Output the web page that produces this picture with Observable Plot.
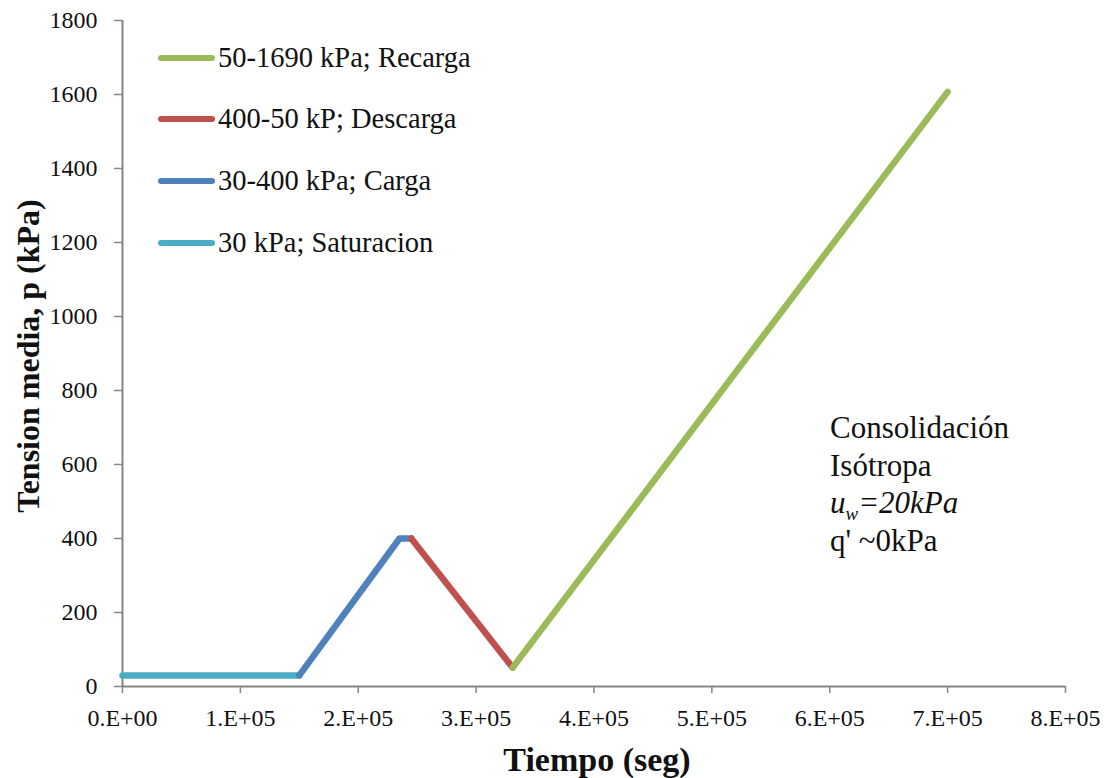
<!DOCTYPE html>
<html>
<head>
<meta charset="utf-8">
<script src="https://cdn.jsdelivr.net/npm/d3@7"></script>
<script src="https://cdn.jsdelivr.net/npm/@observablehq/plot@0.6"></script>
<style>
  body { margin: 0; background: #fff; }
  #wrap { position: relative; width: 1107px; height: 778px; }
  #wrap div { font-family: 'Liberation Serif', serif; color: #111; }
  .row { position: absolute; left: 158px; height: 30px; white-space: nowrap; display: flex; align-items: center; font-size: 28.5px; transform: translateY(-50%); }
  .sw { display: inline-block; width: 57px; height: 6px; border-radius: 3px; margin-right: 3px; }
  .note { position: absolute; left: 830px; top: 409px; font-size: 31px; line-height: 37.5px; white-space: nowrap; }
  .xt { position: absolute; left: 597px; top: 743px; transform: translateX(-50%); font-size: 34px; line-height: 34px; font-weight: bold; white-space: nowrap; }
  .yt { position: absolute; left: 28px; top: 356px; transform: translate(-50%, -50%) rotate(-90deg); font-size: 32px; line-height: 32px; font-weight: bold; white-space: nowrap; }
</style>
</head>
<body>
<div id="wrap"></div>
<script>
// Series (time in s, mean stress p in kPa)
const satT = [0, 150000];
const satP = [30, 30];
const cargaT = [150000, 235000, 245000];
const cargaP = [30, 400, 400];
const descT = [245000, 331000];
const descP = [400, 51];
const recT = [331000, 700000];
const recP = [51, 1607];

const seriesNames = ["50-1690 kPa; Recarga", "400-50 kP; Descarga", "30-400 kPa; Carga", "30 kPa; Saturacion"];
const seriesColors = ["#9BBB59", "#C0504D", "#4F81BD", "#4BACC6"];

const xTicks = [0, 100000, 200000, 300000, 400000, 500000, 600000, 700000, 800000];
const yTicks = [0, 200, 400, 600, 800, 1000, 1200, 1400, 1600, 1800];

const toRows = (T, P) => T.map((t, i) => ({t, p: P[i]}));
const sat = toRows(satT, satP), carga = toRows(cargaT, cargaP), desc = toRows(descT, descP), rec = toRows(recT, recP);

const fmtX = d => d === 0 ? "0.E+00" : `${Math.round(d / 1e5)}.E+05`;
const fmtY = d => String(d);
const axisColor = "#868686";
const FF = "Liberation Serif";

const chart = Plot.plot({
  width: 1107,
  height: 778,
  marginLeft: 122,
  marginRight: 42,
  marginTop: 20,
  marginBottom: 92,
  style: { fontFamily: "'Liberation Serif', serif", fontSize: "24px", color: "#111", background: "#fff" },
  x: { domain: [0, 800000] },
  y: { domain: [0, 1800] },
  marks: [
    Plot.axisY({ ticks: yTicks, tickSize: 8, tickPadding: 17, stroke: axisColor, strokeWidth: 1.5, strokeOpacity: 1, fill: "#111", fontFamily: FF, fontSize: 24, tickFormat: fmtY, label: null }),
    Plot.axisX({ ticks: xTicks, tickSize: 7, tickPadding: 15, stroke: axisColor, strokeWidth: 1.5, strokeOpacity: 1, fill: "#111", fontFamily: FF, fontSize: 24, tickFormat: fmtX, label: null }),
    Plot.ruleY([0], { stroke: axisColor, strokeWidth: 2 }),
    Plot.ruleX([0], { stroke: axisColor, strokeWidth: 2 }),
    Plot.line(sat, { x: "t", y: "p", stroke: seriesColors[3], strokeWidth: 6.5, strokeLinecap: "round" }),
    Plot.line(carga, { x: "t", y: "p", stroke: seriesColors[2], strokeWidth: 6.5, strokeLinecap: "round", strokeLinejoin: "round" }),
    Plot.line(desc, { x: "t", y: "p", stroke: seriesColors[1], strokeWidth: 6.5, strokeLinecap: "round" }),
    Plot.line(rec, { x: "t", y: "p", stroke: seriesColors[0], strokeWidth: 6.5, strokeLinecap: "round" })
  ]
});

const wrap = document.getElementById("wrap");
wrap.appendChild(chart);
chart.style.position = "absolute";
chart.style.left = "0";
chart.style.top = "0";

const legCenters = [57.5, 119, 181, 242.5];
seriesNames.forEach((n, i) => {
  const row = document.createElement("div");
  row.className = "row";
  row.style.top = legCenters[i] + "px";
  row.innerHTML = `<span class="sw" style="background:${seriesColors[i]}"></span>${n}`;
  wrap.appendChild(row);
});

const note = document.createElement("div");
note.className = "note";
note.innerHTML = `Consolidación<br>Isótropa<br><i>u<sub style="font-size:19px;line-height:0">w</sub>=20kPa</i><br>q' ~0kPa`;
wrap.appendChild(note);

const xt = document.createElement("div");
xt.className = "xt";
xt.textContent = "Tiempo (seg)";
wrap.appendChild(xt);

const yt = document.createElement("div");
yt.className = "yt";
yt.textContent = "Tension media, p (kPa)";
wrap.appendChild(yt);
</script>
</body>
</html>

* * * *

§ **TASK**: Transcribe the material exactly, leaving every picture out.

§ **OUTPUT OF THE TASK**:
Output the web page that produces this picture with Observable Plot.
<!DOCTYPE html>
<html>
<head>
<meta charset="utf-8">
<script src="https://cdn.jsdelivr.net/npm/d3@7"></script>
<script src="https://cdn.jsdelivr.net/npm/@observablehq/plot@0.6"></script>
<style>
  body { margin: 0; background: #fff; }
  #wrap { position: relative; width: 1107px; height: 778px; }
  #wrap div { font-family: 'Liberation Serif', serif; color: #111; }
  .row { position: absolute; left: 158px; height: 30px; white-space: nowrap; display: flex; align-items: center; font-size: 28.5px; transform: translateY(-50%); }
  .sw { display: inline-block; width: 57px; height: 6px; border-radius: 3px; margin-right: 3px; }
  .note { position: absolute; left: 830px; top: 409px; font-size: 31px; line-height: 37.5px; white-space: nowrap; }
  .xt { position: absolute; left: 597px; top: 743px; transform: translateX(-50%); font-size: 34px; line-height: 34px; font-weight: bold; white-space: nowrap; }
  .yt { position: absolute; left: 28px; top: 356px; transform: translate(-50%, -50%) rotate(-90deg); font-size: 32px; line-height: 32px; font-weight: bold; white-space: nowrap; }
</style>
</head>
<body>
<div id="wrap"></div>
<script>
// Series (time in s, mean stress p in kPa)
const satT = [0, 150000];
const satP = [30, 30];
const cargaT = [150000, 235000, 245000];
const cargaP = [30, 400, 400];
const descT = [245000, 331000];
const descP = [400, 51];
const recT = [331000, 700000];
const recP = [51, 1607];

const seriesNames = ["50-1690 kPa; Recarga", "400-50 kP; Descarga", "30-400 kPa; Carga", "30 kPa; Saturacion"];
const seriesColors = ["#9BBB59", "#C0504D", "#4F81BD", "#4BACC6"];

const xTicks = [0, 100000, 200000, 300000, 400000, 500000, 600000, 700000, 800000];
const yTicks = [0, 200, 400, 600, 800, 1000, 1200, 1400, 1600, 1800];

const toRows = (T, P) => T.map((t, i) => ({t, p: P[i]}));
const sat = toRows(satT, satP), carga = toRows(cargaT, cargaP), desc = toRows(descT, descP), rec = toRows(recT, recP);

const fmtX = d => d === 0 ? "0.E+00" : `${Math.round(d / 1e5)}.E+05`;
const fmtY = d => String(d);
const axisColor = "#868686";
const FF = "Liberation Serif";

const chart = Plot.plot({
  width: 1107,
  height: 778,
  marginLeft: 122,
  marginRight: 42,
  marginTop: 20,
  marginBottom: 92,
  style: { fontFamily: "'Liberation Serif', serif", fontSize: "24px", color: "#111", background: "#fff" },
  x: { domain: [0, 800000] },
  y: { domain: [0, 1800] },
  marks: [
    Plot.axisY({ ticks: yTicks, tickSize: 8, tickPadding: 17, stroke: axisColor, strokeWidth: 1.5, strokeOpacity: 1, fill: "#111", fontFamily: FF, fontSize: 24, tickFormat: fmtY, label: null }),
    Plot.axisX({ ticks: xTicks, tickSize: 7, tickPadding: 15, stroke: axisColor, strokeWidth: 1.5, strokeOpacity: 1, fill: "#111", fontFamily: FF, fontSize: 24, tickFormat: fmtX, label: null }),
    Plot.ruleY([0], { stroke: axisColor, strokeWidth: 2 }),
    Plot.ruleX([0], { stroke: axisColor, strokeWidth: 2 }),
    Plot.line(sat, { x: "t", y: "p", stroke: seriesColors[3], strokeWidth: 6.5, strokeLinecap: "round" }),
    Plot.line(carga, { x: "t", y: "p", stroke: seriesColors[2], strokeWidth: 6.5, strokeLinecap: "round", strokeLinejoin: "round" }),
    Plot.line(desc, { x: "t", y: "p", stroke: seriesColors[1], strokeWidth: 6.5, strokeLinecap: "round" }),
    Plot.line(rec, { x: "t", y: "p", stroke: seriesColors[0], strokeWidth: 6.5, strokeLinecap: "round" })
  ]
});

const wrap = document.getElementById("wrap");
wrap.appendChild(chart);
chart.style.position = "absolute";
chart.style.left = "0";
chart.style.top = "0";

const legCenters = [57.5, 119, 181, 242.5];
seriesNames.forEach((n, i) => {
  const row = document.createElement("div");
  row.className = "row";
  row.style.top = legCenters[i] + "px";
  row.innerHTML = `<span class="sw" style="background:${seriesColors[i]}"></span>${n}`;
  wrap.appendChild(row);
});

const note = document.createElement("div");
note.className = "note";
note.innerHTML = `Consolidación<br>Isótropa<br><i>u<sub style="font-size:19px;line-height:0">w</sub>=20kPa</i><br>q' ~0kPa`;
wrap.appendChild(note);

const xt = document.createElement("div");
xt.className = "xt";
xt.textContent = "Tiempo (seg)";
wrap.appendChild(xt);

const yt = document.createElement("div");
yt.className = "yt";
yt.textContent = "Tension media, p (kPa)";
wrap.appendChild(yt);
</script>
</body>
</html>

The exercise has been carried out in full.